A car was set alight, another run off a road and into a tree.
Many assaults were made as the gang sought control and to recover drug debts.
“This drug seems to bring about quite extreme acts of intimidation,
Dalton recruited young men and women from “normal” Wangaratta families who usually had no criminal record and were attracted to the promise of drugs, money and lifestyle.
Less likely to attract police attention, they were used to book luxury accommodation on Lake Hume and hotel rooms in Albury to weigh and package ice, allegedly worth millions of dollars, that was collected from Canberra and Sydney.
They were told to hire cars to take drugs to dealers in places such as Wodonga, Yarrawonga, Myrtleford, Corowa, Rutherglen, Wangaratta and Shepparton.
Others, like Muay Thai fighter Dean Griggs, 24, of Melton, were recruited as “muscle”. Griggs was jailed a minimum of two years in October.
Drugs and cash were secreted away, buried in bush or backyards, including Dalton’s grandmother’s home.
Dalton controlled his empire closely through strict rules, threats and violence on both his members and those on the periphery, including his recruits’ families.
“These people were quite prepared to go to extreme lengths to manage, develop and protect their enterprise,” Judge Bourke said.

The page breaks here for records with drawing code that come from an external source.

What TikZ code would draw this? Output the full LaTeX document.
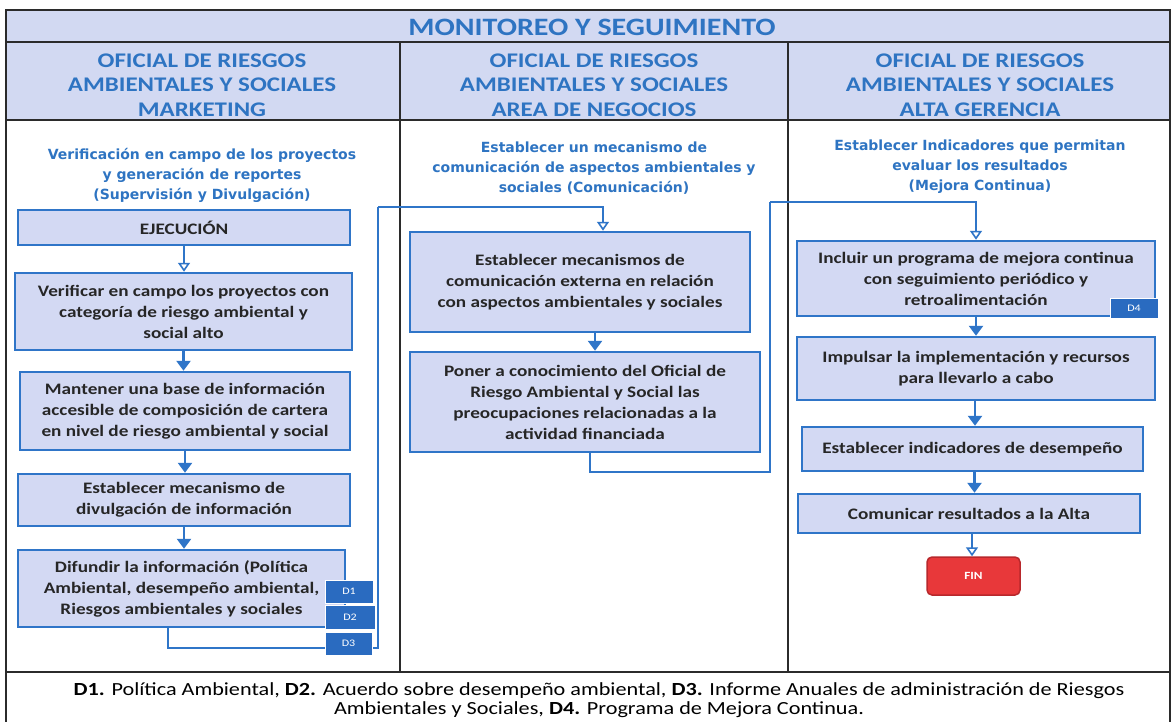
\documentclass[tikz,border=0pt]{standalone}
\usepackage{fontspec}
\setmainfont{Carlito}[FakeStretch=1.2]
\newfontfamily\subfont{DejaVu Sans}
\usetikzlibrary{arrows.meta}
\definecolor{bblue}{HTML}{2F75C8}
\definecolor{bfill}{HTML}{D3D9F3}
\definecolor{hfill}{HTML}{D2D9F2}
\definecolor{tblue}{HTML}{2E74C2}
\definecolor{tdark}{HTML}{262626}
\definecolor{tabblue}{HTML}{2A6BC0}
\definecolor{finred}{HTML}{E8383A}
\definecolor{finedge}{HTML}{B8282C}
\definecolor{framec}{HTML}{2B2B2B}
\begin{document}
\begin{tikzpicture}[x=1pt,y=-1pt,
  box/.style={draw=bblue, line width=2.5pt, fill=bfill, align=center, text=tdark,
    font=\fontsize{16}{21}\selectfont\bfseries, inner sep=0pt},
  hdr/.style={align=center, text=tblue, font=\fontsize{20.8}{24.5}\selectfont\bfseries},
  sub/.style={align=center, text=tblue, font=\subfont\fontsize{14}{20}\selectfont\bfseries},
  tab/.style={fill=tabblue, draw=white, line width=0.8pt, text=white, inner sep=0pt,
    font=\fontsize{10}{12}\selectfont},
  arr/.style={draw=bblue, line width=2.5pt, -{Triangle[length=10pt,width=14pt]}},
  oarr/.style={draw=bblue, line width=2.5pt, -{Triangle[open,length=9pt,width=12pt,line width=1.6pt,fill=white]}},
  conn/.style={draw=bblue, line width=2.5pt},
  frm/.style={draw=framec, line width=2.5pt}
]
\useasboundingbox (0,0) rectangle (1174,721);
\fill[white] (0,0) rectangle (1174,721);
% bands
\fill[hfill] (6,10) rectangle (1170,120);
% frame
\draw[frm] (6,10) rectangle (1170,745);
\draw[frm] (6,42) -- (1170,42);
\draw[frm] (6,120) -- (1170,120);
\draw[frm] (6,672) -- (1170,672);
\draw[frm] (400,42) -- (400,672);
\draw[frm] (788,42) -- (788,672);

% title and headers
\node[text=tblue, font=\fontsize{25}{28}\selectfont\bfseries] (title) at (592,27) {MONITOREO Y SEGUIMIENTO};
\node[hdr] (h1) at (202,85) {OFICIAL DE RIESGOS\\AMBIENTALES Y SOCIALES\\MARKETING};
\node[hdr] (h2) at (594,85) {OFICIAL DE RIESGOS\\AMBIENTALES Y SOCIALES\\AREA DE NEGOCIOS};
\node[hdr] (h3) at (980,85) {OFICIAL DE RIESGOS\\AMBIENTALES Y SOCIALES\\ALTA GERENCIA};

% subtitles
\node[sub] (s1) at (202,175) {Verificación en campo de los proyectos\\y generación de reportes\\(Supervisión y Divulgación)};
\node[sub] (s2) at (594,168) {Establecer un mecanismo de\\comunicación de aspectos ambientales y\\sociales (Comunicación)};
\node[sub] (s3) at (980,167) {Establecer Indicadores que permitan\\evaluar los resultados\\(Mejora Continua)};

% column 1
\node[box, minimum width=332pt, minimum height=35pt] (b1) at (184,227.5) {EJECUCIÓN};
\node[box, minimum width=337pt, minimum height=77pt] (b2) at (183.5,311.5) {Verificar en campo los proyectos con\\categoría de riesgo ambiental y\\social alto};
\node[box, minimum width=330pt, minimum height=78pt] (b3) at (185,411) {Mantener una base de información\\accesible de composición de cartera\\en nivel de riesgo ambiental y social};
\node[box, minimum width=332pt, minimum height=52pt] (b4) at (184,500) {Establecer mecanismo de\\divulgación de información};
\node[box, minimum width=327pt, minimum height=77pt] (b5) at (181.5,588.5) {Difundir la información (Política\\Ambiental, desempeño ambiental,\\Riesgos ambientales y sociales};

% column 2
\node[box, minimum width=340pt, minimum height=100pt] (A) at (580,282) {Establecer mecanismos de\\comunicación externa en relación\\con aspectos ambientales y sociales};
\node[box, minimum width=350pt, minimum height=100pt] (B) at (585,402) {Poner a conocimiento del Oficial de\\Riesgo Ambiental y Social las\\preocupaciones relacionadas a la\\actividad financiada};

% column 3
\node[box, minimum width=358pt, minimum height=75pt] (C) at (976,278.5) {Incluir un programa de mejora continua\\con seguimiento periódico y\\retroalimentación};
\node[box, minimum width=358pt, minimum height=63pt] (D) at (976,368.5) {Impulsar la implementación y recursos\\para llevarlo a cabo};
\node[box, minimum width=341pt, minimum height=44pt] (E) at (972.5,449) {Establecer indicadores de desempeño};
\node[box, minimum width=342pt, minimum height=39pt] (F) at (969,513.5) {Comunicar resultados a la Alta};
\node[fill=finred, draw=finedge, line width=1.5pt, rounded corners=5pt, minimum width=93pt, minimum height=38pt,
  text=white, font=\fontsize{11}{13}\selectfont\bfseries] (fin) at (973.5,576) {FIN};

% coordinates for connectors
\coordinate (k1) at (378,648);
\coordinate (k2) at (378,207);
\coordinate (k3) at (770,472);
\coordinate (k4) at (770,202);

% arrows column 1
\draw[oarr] (b1.south) -- (b1.south |- b2.north);
\draw[arr] (b2.south) -- (b2.south |- b3.north);
\draw[arr] (b3.south) -- (b3.south |- b4.north);
\draw[arr] (b4.south) -- (b4.south |- b5.north);

% connectors
\draw[conn] ([xshift=-13.5pt]b5.south) |- (k1) -- (k2);
\draw[oarr] (k2) -| ([xshift=23pt]A.north);
\draw[arr] ([xshift=15pt]A.south) -- ([xshift=15pt]A.south |- B.north);
\draw[conn] ([xshift=5pt]B.south) |- (k3) -- (k4);
\draw[oarr] (k4) -| (C.north);

% arrows column 3
\draw[arr] (C.south) -- (C.south |- D.north);
\draw[arr] ([xshift=-1pt]D.south) -- ([xshift=-1pt]D.south |- E.north);
\draw[arr] ([xshift=2pt]E.south) -- ([xshift=2pt]E.south |- F.north);
\draw[oarr] ([xshift=3pt]F.south) -- ([xshift=3pt]F.south |- fin.north);

% tabs
\node[tab, minimum width=48pt, minimum height=23pt] (d1) at (349,591.5) {D1};
\node[tab, minimum width=50pt, minimum height=24pt] (d2) at (350,617) {D2};
\node[tab, minimum width=47pt, minimum height=23pt] (d3) at (348.5,643.5) {D3};
\node[tab, minimum width=48pt, minimum height=20pt] (d4) at (1134,308) {D4};

% footer
\node[align=center, text=black, font=\fontsize{18.5}{19}\selectfont] (foot) at (599,700.5)
  {\textbf{D1.} Política Ambiental, \textbf{D2.} Acuerdo sobre desempeño ambiental, \textbf{D3.} Informe Anuales de administración de Riesgos\\Ambientales y Sociales, \textbf{D4.} Programa de Mejora Continua.};
\end{tikzpicture}
\end{document}
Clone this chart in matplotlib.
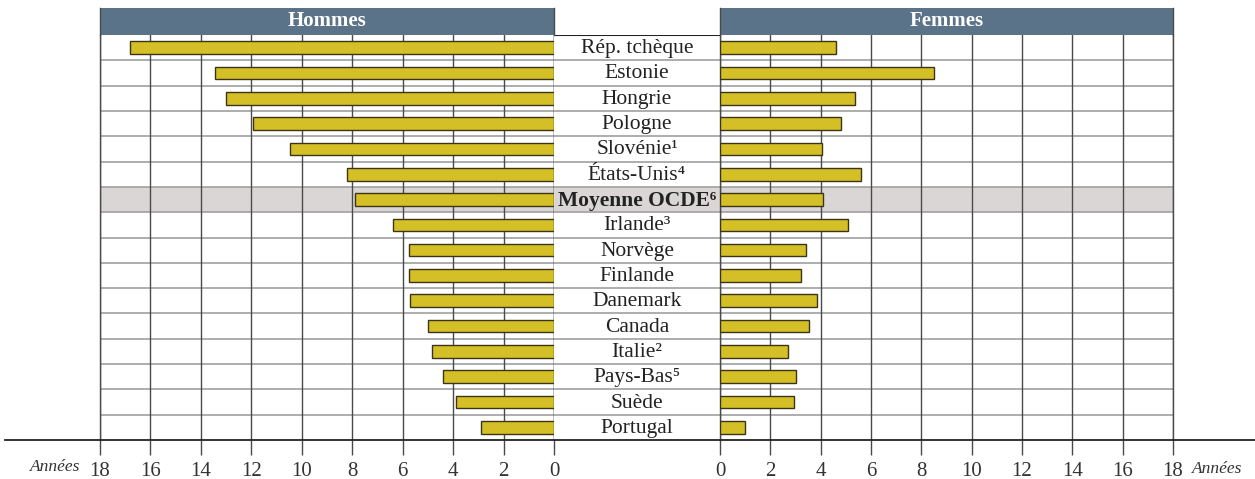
import matplotlib
matplotlib.use("Agg")
import matplotlib.pyplot as plt
from matplotlib.patches import Rectangle
from matplotlib.lines import Line2D

plt.rcParams['font.family'] = ['Liberation Serif', 'DejaVu Serif']

# data
pays = ["Rép. tchèque", "Estonie", "Hongrie", "Pologne", "Slovénie¹",
        "États-Unis⁴", "Moyenne OCDE⁶", "Irlande³", "Norvège",
        "Finlande", "Danemark", "Canada", "Italie²", "Pays-Bas⁵",
        "Suède", "Portugal"]
hommes = [16.8, 13.45, 13.0, 11.95, 10.45, 8.2, 7.9, 6.4, 5.75, 5.75, 5.7,
          5.0, 4.85, 4.4, 3.9, 2.9]
femmes = [4.6, 8.5, 5.35, 4.8, 4.05, 5.6, 4.1, 5.1, 3.4, 3.2, 3.85, 3.55,
          2.7, 3.0, 2.95, 1.0]
ticks = list(range(0, 19, 2))
highlight = 6

bar_col = '#d5bf27'
edge_col = '#3b3418'
head_col = '#5b7389'
band_col = '#dad6d6'
grid_col = '#4a4a4a'
row_col = '#a0a0a0'

W, H = 1255, 479
fig = plt.figure(figsize=(W / 100, H / 100), dpi=100)

def fx(px):
    return px / W

def fy(py):
    return 1 - py / H

top, bot = 35, 440
n = len(pays)
rows = list(range(n))

axL = fig.add_axes([fx(100), fy(bot), fx(554 - 100), (bot - top) / H])
axC = fig.add_axes([fx(554), fy(bot), fx(720 - 554), (bot - top) / H])
axR = fig.add_axes([fx(720), fy(bot), fx(1173 - 720), (bot - top) / H])

for ax, vals in [(axL, hommes), (axR, femmes)]:
    ax.set_ylim(n - 0.5, -0.5)
    ax.axhspan(highlight - 0.5, highlight + 0.5, color=band_col, zorder=0, lw=0)
    for i in range(n - 1):
        ax.axhline(i + 0.5, color=row_col, lw=1.2, zorder=1)
    ax.barh(rows, vals, height=0.5, color=bar_col, edgecolor=edge_col,
            linewidth=1, zorder=3)
    ax.set_xlim(0, 18)
    ax.set_xticks(ticks)
    ax.set_yticks([])
    ax.grid(axis='x', color=grid_col, lw=1, zorder=2)
    ax.set_axisbelow(False)
    ax.tick_params(axis='x', length=11, width=1, color=grid_col, pad=5,
                   labelsize=15, labelcolor='#333333')
    for s in ['top', 'bottom']:
        ax.spines[s].set_visible(False)
    for s in ['left', 'right']:
        ax.spines[s].set_color(grid_col)
        ax.spines[s].set_linewidth(1)

axL.invert_xaxis()

axC.set_ylim(n - 0.5, -0.5)
axC.set_xlim(0, 1)
axC.axhspan(highlight - 0.5, highlight + 0.5, color=band_col, zorder=0, lw=0)
for i in range(n - 1):
    axC.axhline(i + 0.5, color=row_col, lw=1.2, zorder=1)
axC.axhline(-0.5, color='#222222', lw=1.5, zorder=2)
axC.set_xticks([])
axC.set_yticks([])
for s in axC.spines.values():
    s.set_visible(False)
for i, p in enumerate(pays):
    axC.text(0.5, i + 0.04, p, ha='center', va='center', fontsize=15.5,
             color='#222222', fontweight='bold' if i == highlight else 'normal')

# headers
for x0, x1, lab in [(100, 554, 'Hommes'), (720, 1173, 'Femmes')]:
    fig.patches.append(Rectangle((fx(x0), fy(top)), fx(x1 - x0), (top - 8) / H,
                                 transform=fig.transFigure, facecolor=head_col,
                                 edgecolor='none'))
    fig.text(fx((x0 + x1) / 2), fy(21.5), lab, ha='center', va='center',
             color='white', fontsize=15, fontweight='bold')
for x in [100, 554, 720, 1173]:
    fig.add_artist(Line2D([fx(x), fx(x)], [fy(top), fy(8)], color=grid_col, lw=1))

# baseline
fig.add_artist(Line2D([fx(5), 1], [fy(bot), fy(bot)], color='#222222', lw=1.3))

fig.text(fx(80), fy(467), 'Années', ha='right', va='center', fontsize=12.5,
         style='italic', color='#333333')
fig.text(fx(1192), fy(469), 'Années', ha='left', va='center', fontsize=12.5,
         style='italic', color='#333333')

fig.savefig('out.png', dpi=100)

Dalton’s ex-girlfriend Rebecca Howarth, 24, of Erina in NSW, moved to Albury to escape an abusive relationship and started dating Dalton, a man who was “as nice as anyone had ever been” to her.
The court heard Howarth did not use ice.
There was also Wangaratta man Jai Trevor Montgomery, 26, nicknamed “Peg” because of his missing limb, who wanted to be liked and reached out to find friendship.
At 18, he found a mate in Dalton, and the pair went from getting tattoos together to using drugs.
In court yesterday, his mother Leonie Montgomery described how ice had transformed her son.
“He was drug-affected, he was dirty, had picked holes in his face,” she said.
“You couldn’t speak to him because he was so erratic.”
Montgomery pleaded guilty to trafficking a commercial quantity of ice and MDMA, possessing a drug of dependence and arson.
Howarth pleaded guilty to trafficking ice and MDMA.
Justin Huck Verry, 20, pleaded guilty to trafficking a commercial quantity of ice and trafficking MDMA.
Joshua Dalton, 27, pleaded guilty to trafficking a commercial quantity of ice, using a drug of dependence and dealing with the proceeds of crime.